Work instructions
Can you set down, exactly as they appear below, the lines from the opening of the material through the one bearing "400, 450, 500];", minus the pictures?

Recorded information
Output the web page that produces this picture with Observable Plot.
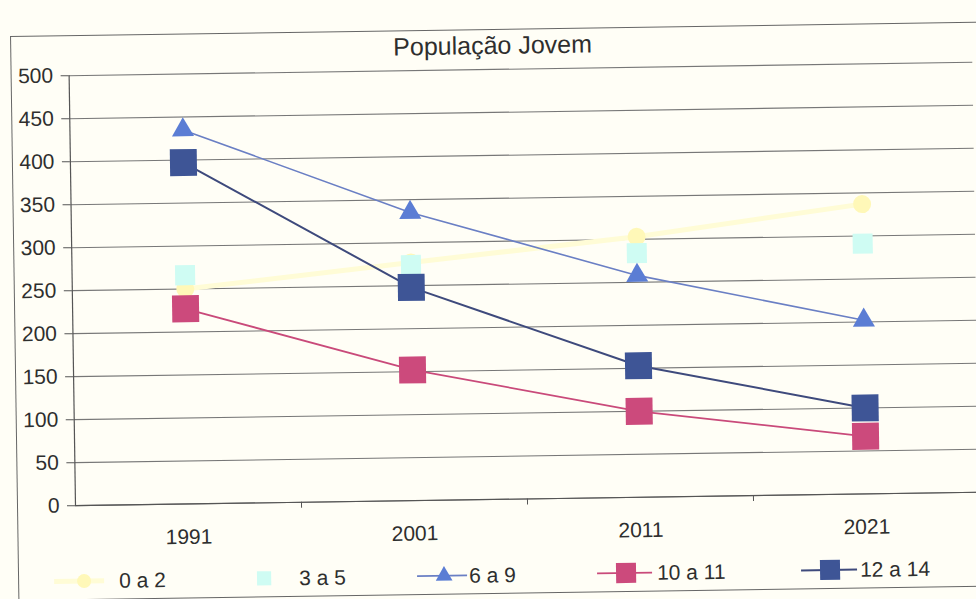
<!DOCTYPE html>
<html>
<head>
<meta charset="utf-8">
<script src="https://cdn.jsdelivr.net/npm/d3@7"></script>
<script src="https://cdn.jsdelivr.net/npm/@observablehq/plot@0.6"></script>
<style>
  html, body { margin: 0; padding: 0; background: #fffef6; overflow: hidden; }
  #page { position: absolute; left: 0; top: 0; width: 976px; height: 599px;
          transform: rotate(-0.85deg); transform-origin: 488px 300px;
          font-family: "Liberation Sans", Arial, sans-serif; color: #2e2e2e; }
  #frame { position: absolute; left: 14px; top: 29px; width: 980px; height: 563px;
           border-left: 1.5px solid #666; border-top: 1.5px solid #666; border-bottom: 1.5px solid #666; }
  #title { position: absolute; left: 397px; top: 31px; font-size: 25px; white-space: nowrap; }
  #chart { position: absolute; left: 0; top: 54px; }
  #legend { position: absolute; left: 0; top: 555px; }
</style>
</head>
<body>
<div id="page">
  <div id="frame"></div>
  <div id="title">População Jovem</div>
  <div id="chart"></div>
  <svg id="legend" width="976" height="40"></svg>
</div>
<script>
// ---- data ----
const years = ["1991", "2001", "2011", "2021"];
const seriesNames = ["0 a 2", "3 a 5", "6 a 9", "10 a 11", "12 a 14"];
const v0a2   = [250, 277, 303, 337];
const v3a5   = [266, 274, 284, 291];
const v6a9   = [435, 335, 258, 202];
const v10a11 = [227, 152, 100, 67];
const v12a14 = [397, 248, 153, 100];
const yTicks = [0, 50, 100, 150, 200, 250, 300, 350, 400, 450, 500];

// ---- styles ----
const styles = [
  {line: "#fffcd6", lineWidth: 5, fill: "#fff8b8", symbol: "circle", r: 9, lr: 7, showLine: true},
  {line: null, lineWidth: 0, fill: "#cffcf3", symbol: "square", r: 11.3, lr: 8, showLine: false},
  {line: "#6a7fc4", lineWidth: 1.6, fill: "#5b7dd4", symbol: "triangle", r: 8.2, lr: 6.2, showLine: true},
  {line: "#c94a7a", lineWidth: 1.8, fill: "#cc4a7c", symbol: "square", r: 15.2, lr: 11.3, showLine: true},
  {line: "#3e4a7c", lineWidth: 2, fill: "#3e5596", symbol: "square", r: 15.2, lr: 11.3, showLine: true}
];
const allValues = [v0a2, v3a5, v6a9, v10a11, v12a14];

const idx = years.map((_, i) => i);
const between = idx.slice(1).map(i => i - 0.5);
const rows = vals => years.map((yr, i) => ({i, year: yr, v: vals[i]}));

const seriesMarks = [];
allValues.forEach((vals, k) => {
  const s = styles[k];
  const data = rows(vals);
  if (s.showLine) seriesMarks.push(Plot.line(data, {x: "i", y: "v", stroke: s.line, strokeWidth: s.lineWidth}));
  seriesMarks.push(Plot.dot(data, {x: "i", y: "v", symbol: s.symbol, r: s.r, fill: s.fill, stroke: "none"}));
});

const chart = Plot.plot({
  width: 976,
  height: 495,
  marginLeft: 72,
  marginRight: 0,
  marginTop: 15,
  marginBottom: 50,
  style: {background: "transparent", fontFamily: "'Liberation Sans', Arial, sans-serif", fontSize: "21px", color: "#2e2e2e"},
  x: {type: "linear", domain: [-0.5, years.length - 0.5]},
  y: {domain: [0, 500]},
  marks: [
    Plot.gridY(yTicks, {stroke: "#777", strokeOpacity: 1, strokeWidth: 1.1}),
    Plot.axisY(yTicks, {tickSize: 8, tickPadding: 8, label: null, stroke: "#555"}),
    Plot.ruleX([-0.5], {stroke: "#555", strokeWidth: 1.2}),
    Plot.ruleY([0], {stroke: "#555", strokeWidth: 1.2}),
    Plot.axisX(between, {tickSize: 6, tickFormat: () => "", label: null, stroke: "#555"}),
    Plot.axisX(idx, {tickSize: 0, tickPadding: 25, tickFormat: i => years[i], label: null}),
    ...seriesMarks
  ]
});
document.getElementById("chart").appendChild(chart);

// ---- legend ----
const legendItems = [
  {lineFrom: 50, lineTo: 100, marker: 80, text: 115},
  {lineFrom: null, lineTo: null, marker: 260, text: 295},
  {lineFrom: 413, lineTo: 463, marker: 440, text: 465},
  {lineFrom: 593, lineTo: 648, marker: 622, text: 653},
  {lineFrom: 797, lineTo: 853, marker: 826, text: 856}
];
const leg = d3.select("#legend");
const cy = 20;
legendItems.forEach((it, k) => {
  const s = styles[k];
  if (s.showLine && it.lineFrom != null) {
    leg.append("line").attr("x1", it.lineFrom).attr("x2", it.lineTo).attr("y1", cy).attr("y2", cy)
      .attr("stroke", s.line).attr("stroke-width", s.lineWidth);
  }
  const sym = s.symbol === "circle" ? d3.symbolCircle : s.symbol === "triangle" ? d3.symbolTriangle : d3.symbolSquare;
  leg.append("path").attr("d", d3.symbol(sym, s.lr * s.lr * Math.PI)())
    .attr("transform", `translate(${it.marker},${cy})`).attr("fill", s.fill);
  leg.append("text").attr("x", it.text).attr("y", cy).attr("dy", "0.35em")
    .attr("font-size", 21).attr("font-family", "'Liberation Sans', Arial, sans-serif")
    .attr("fill", "#2e2e2e").text(seriesNames[k]);
});
</script>
</body>
</html>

Response for this exercise
Output the web page that produces this picture with Observable Plot.
<!DOCTYPE html>
<html>
<head>
<meta charset="utf-8">
<script src="https://cdn.jsdelivr.net/npm/d3@7"></script>
<script src="https://cdn.jsdelivr.net/npm/@observablehq/plot@0.6"></script>
<style>
  html, body { margin: 0; padding: 0; background: #fffef6; overflow: hidden; }
  #page { position: absolute; left: 0; top: 0; width: 976px; height: 599px;
          transform: rotate(-0.85deg); transform-origin: 488px 300px;
          font-family: "Liberation Sans", Arial, sans-serif; color: #2e2e2e; }
  #frame { position: absolute; left: 14px; top: 29px; width: 980px; height: 563px;
           border-left: 1.5px solid #666; border-top: 1.5px solid #666; border-bottom: 1.5px solid #666; }
  #title { position: absolute; left: 397px; top: 31px; font-size: 25px; white-space: nowrap; }
  #chart { position: absolute; left: 0; top: 54px; }
  #legend { position: absolute; left: 0; top: 555px; }
</style>
</head>
<body>
<div id="page">
  <div id="frame"></div>
  <div id="title">População Jovem</div>
  <div id="chart"></div>
  <svg id="legend" width="976" height="40"></svg>
</div>
<script>
// ---- data ----
const years = ["1991", "2001", "2011", "2021"];
const seriesNames = ["0 a 2", "3 a 5", "6 a 9", "10 a 11", "12 a 14"];
const v0a2   = [250, 277, 303, 337];
const v3a5   = [266, 274, 284, 291];
const v6a9   = [435, 335, 258, 202];
const v10a11 = [227, 152, 100, 67];
const v12a14 = [397, 248, 153, 100];
const yTicks = [0, 50, 100, 150, 200, 250, 300, 350, 400, 450, 500];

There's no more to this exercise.